» Provided data:
******************************

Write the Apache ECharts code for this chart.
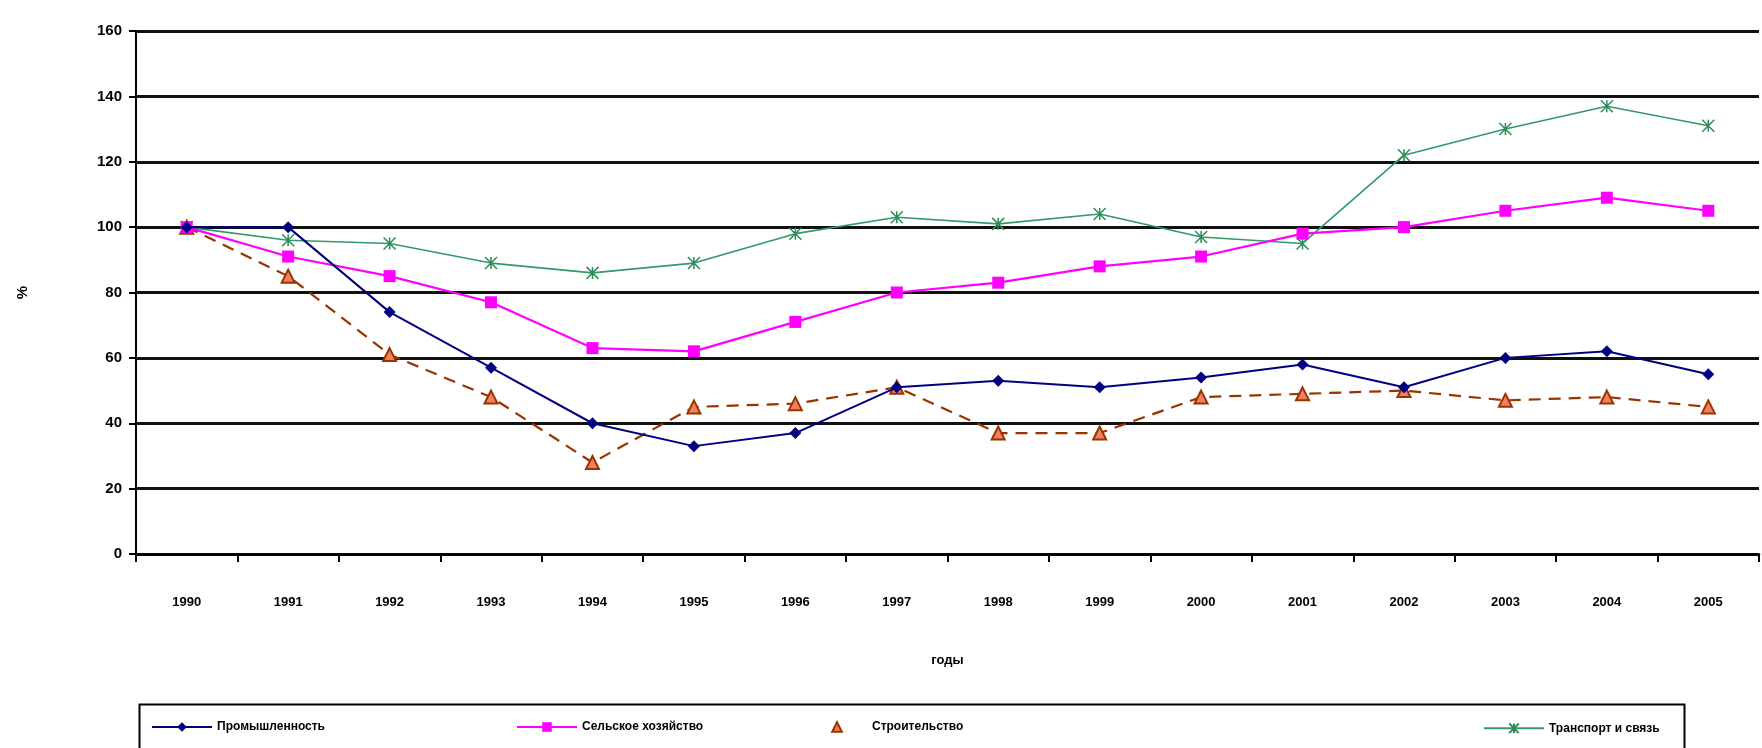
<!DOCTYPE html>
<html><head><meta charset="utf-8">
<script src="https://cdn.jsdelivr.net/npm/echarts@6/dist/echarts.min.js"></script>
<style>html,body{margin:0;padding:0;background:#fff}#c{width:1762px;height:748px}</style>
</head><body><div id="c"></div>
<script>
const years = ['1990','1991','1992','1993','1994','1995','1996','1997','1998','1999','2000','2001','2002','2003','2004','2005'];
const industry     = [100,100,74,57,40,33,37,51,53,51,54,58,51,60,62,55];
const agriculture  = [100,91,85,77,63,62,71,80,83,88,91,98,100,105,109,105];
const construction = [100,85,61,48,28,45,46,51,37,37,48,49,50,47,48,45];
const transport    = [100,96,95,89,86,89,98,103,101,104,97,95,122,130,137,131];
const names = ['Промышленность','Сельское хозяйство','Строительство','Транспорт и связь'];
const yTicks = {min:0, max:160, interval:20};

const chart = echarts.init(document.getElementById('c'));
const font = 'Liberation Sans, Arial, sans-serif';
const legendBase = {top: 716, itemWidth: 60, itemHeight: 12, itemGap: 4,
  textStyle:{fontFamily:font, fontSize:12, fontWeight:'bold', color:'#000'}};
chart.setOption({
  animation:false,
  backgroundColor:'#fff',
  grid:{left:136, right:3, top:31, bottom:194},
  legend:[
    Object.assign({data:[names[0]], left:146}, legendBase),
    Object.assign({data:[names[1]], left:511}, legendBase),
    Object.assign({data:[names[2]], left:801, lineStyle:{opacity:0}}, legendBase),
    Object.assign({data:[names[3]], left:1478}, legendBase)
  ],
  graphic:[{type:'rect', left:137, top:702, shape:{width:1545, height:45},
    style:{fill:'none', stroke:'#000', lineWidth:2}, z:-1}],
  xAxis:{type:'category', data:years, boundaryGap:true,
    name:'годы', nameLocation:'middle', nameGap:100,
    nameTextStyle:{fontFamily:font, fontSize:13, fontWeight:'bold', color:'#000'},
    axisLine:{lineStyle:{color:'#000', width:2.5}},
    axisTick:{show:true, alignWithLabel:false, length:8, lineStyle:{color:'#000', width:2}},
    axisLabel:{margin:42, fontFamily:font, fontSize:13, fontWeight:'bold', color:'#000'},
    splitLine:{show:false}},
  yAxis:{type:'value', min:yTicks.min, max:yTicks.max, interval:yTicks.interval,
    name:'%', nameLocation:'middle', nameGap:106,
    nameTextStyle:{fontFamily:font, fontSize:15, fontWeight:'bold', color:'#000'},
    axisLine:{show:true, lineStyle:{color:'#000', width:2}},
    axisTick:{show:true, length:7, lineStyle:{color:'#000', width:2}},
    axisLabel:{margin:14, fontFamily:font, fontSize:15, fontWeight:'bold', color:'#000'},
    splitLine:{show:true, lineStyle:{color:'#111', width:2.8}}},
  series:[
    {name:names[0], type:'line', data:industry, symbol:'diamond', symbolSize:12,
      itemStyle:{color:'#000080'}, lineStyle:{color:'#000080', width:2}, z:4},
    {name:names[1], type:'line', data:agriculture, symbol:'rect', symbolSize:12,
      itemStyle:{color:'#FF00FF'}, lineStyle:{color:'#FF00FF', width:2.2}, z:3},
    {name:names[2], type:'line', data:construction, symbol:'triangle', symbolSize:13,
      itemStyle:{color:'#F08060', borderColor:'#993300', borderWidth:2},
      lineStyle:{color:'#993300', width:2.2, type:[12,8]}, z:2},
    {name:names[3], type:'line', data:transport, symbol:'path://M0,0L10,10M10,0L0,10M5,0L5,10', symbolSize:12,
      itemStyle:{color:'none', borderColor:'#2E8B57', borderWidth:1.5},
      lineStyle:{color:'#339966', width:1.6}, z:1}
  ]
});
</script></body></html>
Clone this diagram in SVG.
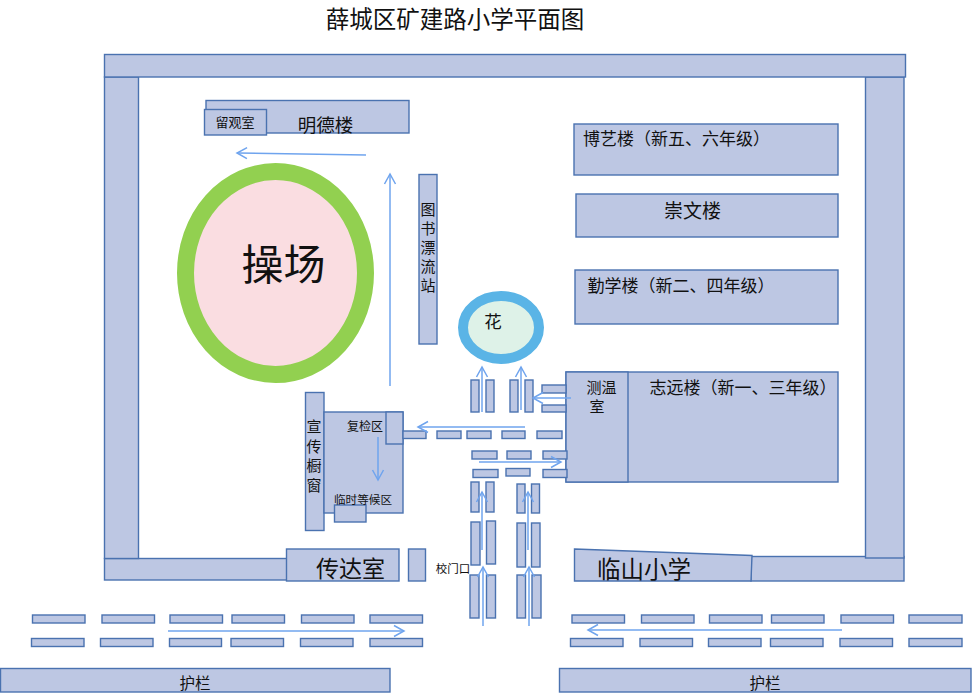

******************************

» Task to carry out:
Quote all the lines above exactly as given. Do not include the pictures.

» Completed task:
Write the Apache ECharts code for this chart.
<!DOCTYPE html>
<html><head><meta charset="utf-8">
<script src="https://cdn.jsdelivr.net/npm/echarts@6/dist/echarts.min.js"></script>
<style>html,body{margin:0;padding:0;background:#fff}#c{width:1762px;height:748px}</style>
</head><body><div id="c"></div>
<script>
const years = ['1990','1991','1992','1993','1994','1995','1996','1997','1998','1999','2000','2001','2002','2003','2004','2005'];
const industry     = [100,100,74,57,40,33,37,51,53,51,54,58,51,60,62,55];
const agriculture  = [100,91,85,77,63,62,71,80,83,88,91,98,100,105,109,105];
const construction = [100,85,61,48,28,45,46,51,37,37,48,49,50,47,48,45];
const transport    = [100,96,95,89,86,89,98,103,101,104,97,95,122,130,137,131];
const names = ['Промышленность','Сельское хозяйство','Строительство','Транспорт и связь'];
const yTicks = {min:0, max:160, interval:20};

const chart = echarts.init(document.getElementById('c'));
const font = 'Liberation Sans, Arial, sans-serif';
const legendBase = {top: 716, itemWidth: 60, itemHeight: 12, itemGap: 4,
  textStyle:{fontFamily:font, fontSize:12, fontWeight:'bold', color:'#000'}};
chart.setOption({
  animation:false,
  backgroundColor:'#fff',
  grid:{left:136, right:3, top:31, bottom:194},
  legend:[
    Object.assign({data:[names[0]], left:146}, legendBase),
    Object.assign({data:[names[1]], left:511}, legendBase),
    Object.assign({data:[names[2]], left:801, lineStyle:{opacity:0}}, legendBase),
    Object.assign({data:[names[3]], left:1478}, legendBase)
  ],
  graphic:[{type:'rect', left:137, top:702, shape:{width:1545, height:45},
    style:{fill:'none', stroke:'#000', lineWidth:2}, z:-1}],
  xAxis:{type:'category', data:years, boundaryGap:true,
    name:'годы', nameLocation:'middle', nameGap:100,
    nameTextStyle:{fontFamily:font, fontSize:13, fontWeight:'bold', color:'#000'},
    axisLine:{lineStyle:{color:'#000', width:2.5}},
    axisTick:{show:true, alignWithLabel:false, length:8, lineStyle:{color:'#000', width:2}},
    axisLabel:{margin:42, fontFamily:font, fontSize:13, fontWeight:'bold', color:'#000'},
    splitLine:{show:false}},
  yAxis:{type:'value', min:yTicks.min, max:yTicks.max, interval:yTicks.interval,
    name:'%', nameLocation:'middle', nameGap:106,
    nameTextStyle:{fontFamily:font, fontSize:15, fontWeight:'bold', color:'#000'},
    axisLine:{show:true, lineStyle:{color:'#000', width:2}},
    axisTick:{show:true, length:7, lineStyle:{color:'#000', width:2}},
    axisLabel:{margin:14, fontFamily:font, fontSize:15, fontWeight:'bold', color:'#000'},
    splitLine:{show:true, lineStyle:{color:'#111', width:2.8}}},
  series:[
    {name:names[0], type:'line', data:industry, symbol:'diamond', symbolSize:12,
      itemStyle:{color:'#000080'}, lineStyle:{color:'#000080', width:2}, z:4},
    {name:names[1], type:'line', data:agriculture, symbol:'rect', symbolSize:12,
      itemStyle:{color:'#FF00FF'}, lineStyle:{color:'#FF00FF', width:2.2}, z:3},
    {name:names[2], type:'line', data:construction, symbol:'triangle', symbolSize:13,
      itemStyle:{color:'#F08060', borderColor:'#993300', borderWidth:2},
      lineStyle:{color:'#993300', width:2.2, type:[12,8]}, z:2},
    {name:names[3], type:'line', data:transport, symbol:'path://M0,0L10,10M10,0L0,10M5,0L5,10', symbolSize:12,
      itemStyle:{color:'none', borderColor:'#2E8B57', borderWidth:1.5},
      lineStyle:{color:'#339966', width:1.6}, z:1}
  ]
});
</script></body></html>
Clone this diagram in SVG.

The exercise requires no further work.